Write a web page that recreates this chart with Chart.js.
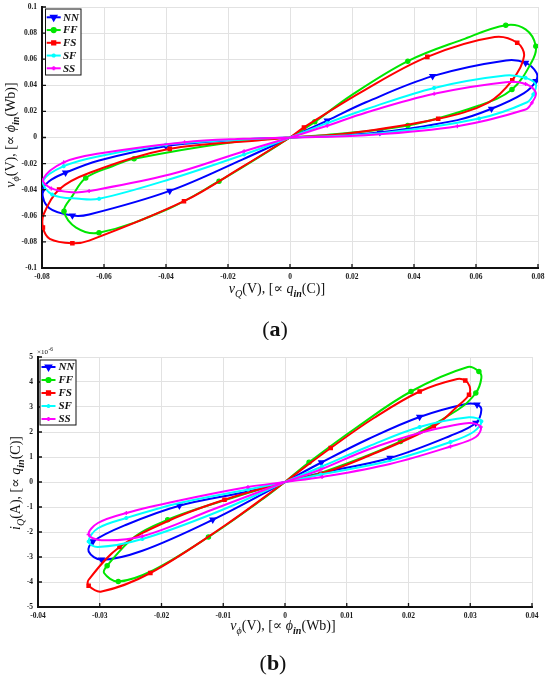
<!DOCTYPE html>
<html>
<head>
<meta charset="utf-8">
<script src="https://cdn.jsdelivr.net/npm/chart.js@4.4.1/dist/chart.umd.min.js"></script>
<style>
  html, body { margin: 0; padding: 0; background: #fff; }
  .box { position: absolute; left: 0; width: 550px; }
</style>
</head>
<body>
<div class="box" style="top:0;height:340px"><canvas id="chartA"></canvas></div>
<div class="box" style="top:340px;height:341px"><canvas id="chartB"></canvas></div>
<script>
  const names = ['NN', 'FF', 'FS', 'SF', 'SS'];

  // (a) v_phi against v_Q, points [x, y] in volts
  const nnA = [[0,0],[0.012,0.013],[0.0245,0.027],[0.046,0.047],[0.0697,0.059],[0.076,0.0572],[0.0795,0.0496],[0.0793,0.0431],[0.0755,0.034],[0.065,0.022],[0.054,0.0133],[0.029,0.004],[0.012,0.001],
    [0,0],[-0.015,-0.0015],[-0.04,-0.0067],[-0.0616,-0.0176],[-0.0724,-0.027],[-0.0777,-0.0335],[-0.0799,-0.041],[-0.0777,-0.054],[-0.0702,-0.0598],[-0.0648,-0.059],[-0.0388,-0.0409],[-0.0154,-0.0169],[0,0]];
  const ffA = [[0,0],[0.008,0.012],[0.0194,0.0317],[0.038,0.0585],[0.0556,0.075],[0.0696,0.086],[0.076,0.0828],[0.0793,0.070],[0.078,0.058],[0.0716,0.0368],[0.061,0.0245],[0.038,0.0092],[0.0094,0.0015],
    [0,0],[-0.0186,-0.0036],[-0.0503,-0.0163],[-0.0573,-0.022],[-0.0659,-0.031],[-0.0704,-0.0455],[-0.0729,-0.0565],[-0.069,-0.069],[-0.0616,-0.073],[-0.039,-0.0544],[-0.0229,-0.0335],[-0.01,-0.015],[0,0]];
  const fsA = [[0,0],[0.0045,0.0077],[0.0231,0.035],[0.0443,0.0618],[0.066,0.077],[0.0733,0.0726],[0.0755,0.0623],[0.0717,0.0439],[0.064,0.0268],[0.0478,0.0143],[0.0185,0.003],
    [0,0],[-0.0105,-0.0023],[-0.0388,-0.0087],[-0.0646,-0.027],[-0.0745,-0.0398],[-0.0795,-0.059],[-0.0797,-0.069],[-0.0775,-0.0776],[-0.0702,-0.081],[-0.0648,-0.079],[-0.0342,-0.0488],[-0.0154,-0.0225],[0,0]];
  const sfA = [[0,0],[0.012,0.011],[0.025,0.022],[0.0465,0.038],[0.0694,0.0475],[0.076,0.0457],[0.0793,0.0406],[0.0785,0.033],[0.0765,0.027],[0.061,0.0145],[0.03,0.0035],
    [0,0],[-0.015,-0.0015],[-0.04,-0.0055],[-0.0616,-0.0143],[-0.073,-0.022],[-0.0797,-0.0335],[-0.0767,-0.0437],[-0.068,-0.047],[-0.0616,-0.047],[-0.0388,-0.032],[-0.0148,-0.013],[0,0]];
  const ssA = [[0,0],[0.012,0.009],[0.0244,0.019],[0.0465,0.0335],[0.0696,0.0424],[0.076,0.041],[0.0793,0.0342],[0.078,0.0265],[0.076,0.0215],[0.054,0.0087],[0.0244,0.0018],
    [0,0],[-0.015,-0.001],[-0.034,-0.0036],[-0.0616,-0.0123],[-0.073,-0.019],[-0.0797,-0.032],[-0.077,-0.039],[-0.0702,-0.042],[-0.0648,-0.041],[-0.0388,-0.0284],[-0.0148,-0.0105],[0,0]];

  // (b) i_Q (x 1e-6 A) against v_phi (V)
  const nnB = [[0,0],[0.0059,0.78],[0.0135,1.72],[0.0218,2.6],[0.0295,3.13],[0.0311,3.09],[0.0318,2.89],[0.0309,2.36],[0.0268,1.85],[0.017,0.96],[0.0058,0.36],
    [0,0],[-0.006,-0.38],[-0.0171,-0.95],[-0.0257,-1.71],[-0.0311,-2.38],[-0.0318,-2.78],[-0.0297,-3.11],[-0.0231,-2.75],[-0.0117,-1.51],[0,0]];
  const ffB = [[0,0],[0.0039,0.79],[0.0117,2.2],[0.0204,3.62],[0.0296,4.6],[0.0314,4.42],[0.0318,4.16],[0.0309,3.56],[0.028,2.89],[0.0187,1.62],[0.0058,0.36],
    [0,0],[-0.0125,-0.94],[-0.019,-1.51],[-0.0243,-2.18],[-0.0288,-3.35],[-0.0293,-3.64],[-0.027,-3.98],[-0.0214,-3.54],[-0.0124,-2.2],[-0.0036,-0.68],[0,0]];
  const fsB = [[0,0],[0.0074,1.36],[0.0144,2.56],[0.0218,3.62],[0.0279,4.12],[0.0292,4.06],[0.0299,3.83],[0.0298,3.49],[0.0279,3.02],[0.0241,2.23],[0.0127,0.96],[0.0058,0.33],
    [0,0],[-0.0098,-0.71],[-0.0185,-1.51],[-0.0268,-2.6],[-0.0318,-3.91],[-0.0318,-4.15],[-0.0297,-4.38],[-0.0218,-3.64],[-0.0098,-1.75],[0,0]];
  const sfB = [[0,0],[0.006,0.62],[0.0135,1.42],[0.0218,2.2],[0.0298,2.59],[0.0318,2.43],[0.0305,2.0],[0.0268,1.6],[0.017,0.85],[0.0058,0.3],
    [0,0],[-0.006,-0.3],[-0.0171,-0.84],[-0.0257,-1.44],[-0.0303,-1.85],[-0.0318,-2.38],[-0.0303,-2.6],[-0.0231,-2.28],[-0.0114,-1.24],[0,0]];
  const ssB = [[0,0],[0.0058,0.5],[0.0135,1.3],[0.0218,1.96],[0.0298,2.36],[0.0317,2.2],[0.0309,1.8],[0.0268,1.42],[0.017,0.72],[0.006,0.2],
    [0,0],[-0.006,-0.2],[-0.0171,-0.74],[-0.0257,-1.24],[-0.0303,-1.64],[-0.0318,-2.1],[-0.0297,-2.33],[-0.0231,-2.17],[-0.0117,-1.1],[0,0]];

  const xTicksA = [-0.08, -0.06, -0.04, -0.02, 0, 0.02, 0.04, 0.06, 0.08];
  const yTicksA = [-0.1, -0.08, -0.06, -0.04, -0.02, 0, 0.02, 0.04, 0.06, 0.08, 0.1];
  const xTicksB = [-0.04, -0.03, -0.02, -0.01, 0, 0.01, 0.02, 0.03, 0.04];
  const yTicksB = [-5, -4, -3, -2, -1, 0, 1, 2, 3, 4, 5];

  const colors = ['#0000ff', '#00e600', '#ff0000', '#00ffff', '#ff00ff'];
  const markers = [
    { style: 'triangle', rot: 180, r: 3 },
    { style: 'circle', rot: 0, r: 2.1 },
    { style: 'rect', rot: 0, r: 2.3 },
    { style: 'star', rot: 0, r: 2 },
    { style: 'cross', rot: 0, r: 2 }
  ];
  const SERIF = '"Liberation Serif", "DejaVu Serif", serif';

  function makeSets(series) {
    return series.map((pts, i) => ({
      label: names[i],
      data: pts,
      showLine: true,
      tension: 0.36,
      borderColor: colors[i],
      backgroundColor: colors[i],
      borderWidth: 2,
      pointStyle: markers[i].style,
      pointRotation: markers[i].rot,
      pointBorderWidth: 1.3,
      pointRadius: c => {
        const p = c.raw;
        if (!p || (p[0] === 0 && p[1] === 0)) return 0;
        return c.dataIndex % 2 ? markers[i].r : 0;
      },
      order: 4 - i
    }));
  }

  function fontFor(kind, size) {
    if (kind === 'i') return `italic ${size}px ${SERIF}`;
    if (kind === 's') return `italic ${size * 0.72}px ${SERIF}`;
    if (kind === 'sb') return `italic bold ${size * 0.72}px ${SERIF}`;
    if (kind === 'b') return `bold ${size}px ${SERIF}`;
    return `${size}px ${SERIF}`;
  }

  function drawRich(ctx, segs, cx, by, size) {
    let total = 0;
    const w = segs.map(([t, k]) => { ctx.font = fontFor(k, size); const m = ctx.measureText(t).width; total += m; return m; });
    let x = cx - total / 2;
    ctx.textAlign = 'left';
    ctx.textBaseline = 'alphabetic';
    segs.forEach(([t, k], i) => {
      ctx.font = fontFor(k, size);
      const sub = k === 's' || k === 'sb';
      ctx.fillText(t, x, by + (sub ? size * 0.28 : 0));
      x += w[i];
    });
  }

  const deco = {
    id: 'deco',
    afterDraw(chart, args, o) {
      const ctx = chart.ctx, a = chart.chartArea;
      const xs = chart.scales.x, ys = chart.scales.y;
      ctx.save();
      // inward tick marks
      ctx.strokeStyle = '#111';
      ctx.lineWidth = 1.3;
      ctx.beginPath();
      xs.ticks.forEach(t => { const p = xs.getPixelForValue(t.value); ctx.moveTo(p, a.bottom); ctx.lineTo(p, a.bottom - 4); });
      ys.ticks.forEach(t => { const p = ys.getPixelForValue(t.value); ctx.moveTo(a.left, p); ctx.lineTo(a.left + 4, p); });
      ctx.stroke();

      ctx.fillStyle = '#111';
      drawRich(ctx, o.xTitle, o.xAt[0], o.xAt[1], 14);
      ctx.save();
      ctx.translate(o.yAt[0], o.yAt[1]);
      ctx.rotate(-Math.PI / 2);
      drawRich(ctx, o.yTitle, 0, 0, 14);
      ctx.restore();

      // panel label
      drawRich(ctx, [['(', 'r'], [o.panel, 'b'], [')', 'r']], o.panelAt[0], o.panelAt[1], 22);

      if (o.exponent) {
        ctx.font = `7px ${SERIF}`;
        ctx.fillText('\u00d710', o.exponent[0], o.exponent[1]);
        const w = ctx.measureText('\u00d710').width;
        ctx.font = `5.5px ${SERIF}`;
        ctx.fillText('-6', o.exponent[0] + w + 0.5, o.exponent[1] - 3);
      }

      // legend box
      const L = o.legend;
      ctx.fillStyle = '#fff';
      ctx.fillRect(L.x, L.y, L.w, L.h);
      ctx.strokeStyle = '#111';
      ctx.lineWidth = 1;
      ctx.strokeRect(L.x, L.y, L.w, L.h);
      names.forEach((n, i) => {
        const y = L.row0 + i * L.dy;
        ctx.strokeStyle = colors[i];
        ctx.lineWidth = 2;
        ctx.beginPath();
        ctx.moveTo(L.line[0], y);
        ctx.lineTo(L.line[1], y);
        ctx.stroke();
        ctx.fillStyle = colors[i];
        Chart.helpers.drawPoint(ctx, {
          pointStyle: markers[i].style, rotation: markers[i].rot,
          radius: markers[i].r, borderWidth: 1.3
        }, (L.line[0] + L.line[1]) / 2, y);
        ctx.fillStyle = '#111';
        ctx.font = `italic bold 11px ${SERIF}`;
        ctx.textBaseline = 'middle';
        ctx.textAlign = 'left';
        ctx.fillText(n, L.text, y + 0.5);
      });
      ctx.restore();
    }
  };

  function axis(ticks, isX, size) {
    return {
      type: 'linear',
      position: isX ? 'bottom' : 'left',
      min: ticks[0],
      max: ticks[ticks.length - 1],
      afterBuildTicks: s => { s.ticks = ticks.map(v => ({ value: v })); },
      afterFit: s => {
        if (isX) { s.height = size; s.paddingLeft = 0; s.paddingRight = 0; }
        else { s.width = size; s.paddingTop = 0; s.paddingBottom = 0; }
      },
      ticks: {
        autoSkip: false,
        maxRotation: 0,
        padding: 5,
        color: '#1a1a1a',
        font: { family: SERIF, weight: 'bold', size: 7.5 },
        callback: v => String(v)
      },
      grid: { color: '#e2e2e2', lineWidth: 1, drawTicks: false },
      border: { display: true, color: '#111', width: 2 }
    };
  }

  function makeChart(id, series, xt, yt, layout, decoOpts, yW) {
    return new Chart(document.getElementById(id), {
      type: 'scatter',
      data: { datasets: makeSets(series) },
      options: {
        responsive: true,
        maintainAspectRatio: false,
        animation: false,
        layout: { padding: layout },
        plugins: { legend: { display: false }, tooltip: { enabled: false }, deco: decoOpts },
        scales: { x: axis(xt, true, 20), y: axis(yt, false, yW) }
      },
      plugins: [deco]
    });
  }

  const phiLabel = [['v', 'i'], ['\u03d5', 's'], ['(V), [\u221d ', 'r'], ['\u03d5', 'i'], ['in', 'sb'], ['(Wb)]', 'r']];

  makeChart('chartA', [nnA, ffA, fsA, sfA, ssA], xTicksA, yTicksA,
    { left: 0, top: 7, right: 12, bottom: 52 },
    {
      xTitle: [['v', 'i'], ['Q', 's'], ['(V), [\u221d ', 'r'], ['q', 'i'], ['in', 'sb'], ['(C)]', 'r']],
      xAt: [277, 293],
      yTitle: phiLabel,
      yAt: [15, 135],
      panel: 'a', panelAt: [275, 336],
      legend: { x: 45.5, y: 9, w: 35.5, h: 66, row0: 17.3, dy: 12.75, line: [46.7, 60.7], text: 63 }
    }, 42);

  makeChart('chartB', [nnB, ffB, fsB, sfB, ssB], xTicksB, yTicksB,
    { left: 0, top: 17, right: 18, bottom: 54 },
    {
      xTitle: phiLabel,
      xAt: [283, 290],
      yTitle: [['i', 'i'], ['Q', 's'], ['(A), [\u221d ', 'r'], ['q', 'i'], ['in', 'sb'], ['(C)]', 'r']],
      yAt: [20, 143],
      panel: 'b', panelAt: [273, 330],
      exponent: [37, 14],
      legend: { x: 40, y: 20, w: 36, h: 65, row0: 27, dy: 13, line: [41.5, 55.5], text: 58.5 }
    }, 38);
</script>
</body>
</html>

| Work to be completed |
Starting at the top of the listing above, please restate word for word each line up to and including the one that holds "const names = ['NN', 'FF', 'FS', 'SF', 'SS'];", omitting every image.

| Reply to the exercise |
Write a web page that recreates this chart with Chart.js.
<!DOCTYPE html>
<html>
<head>
<meta charset="utf-8">
<script src="https://cdn.jsdelivr.net/npm/chart.js@4.4.1/dist/chart.umd.min.js"></script>
<style>
  html, body { margin: 0; padding: 0; background: #fff; }
  .box { position: absolute; left: 0; width: 550px; }
</style>
</head>
<body>
<div class="box" style="top:0;height:340px"><canvas id="chartA"></canvas></div>
<div class="box" style="top:340px;height:341px"><canvas id="chartB"></canvas></div>
<script>
  const names = ['NN', 'FF', 'FS', 'SF', 'SS'];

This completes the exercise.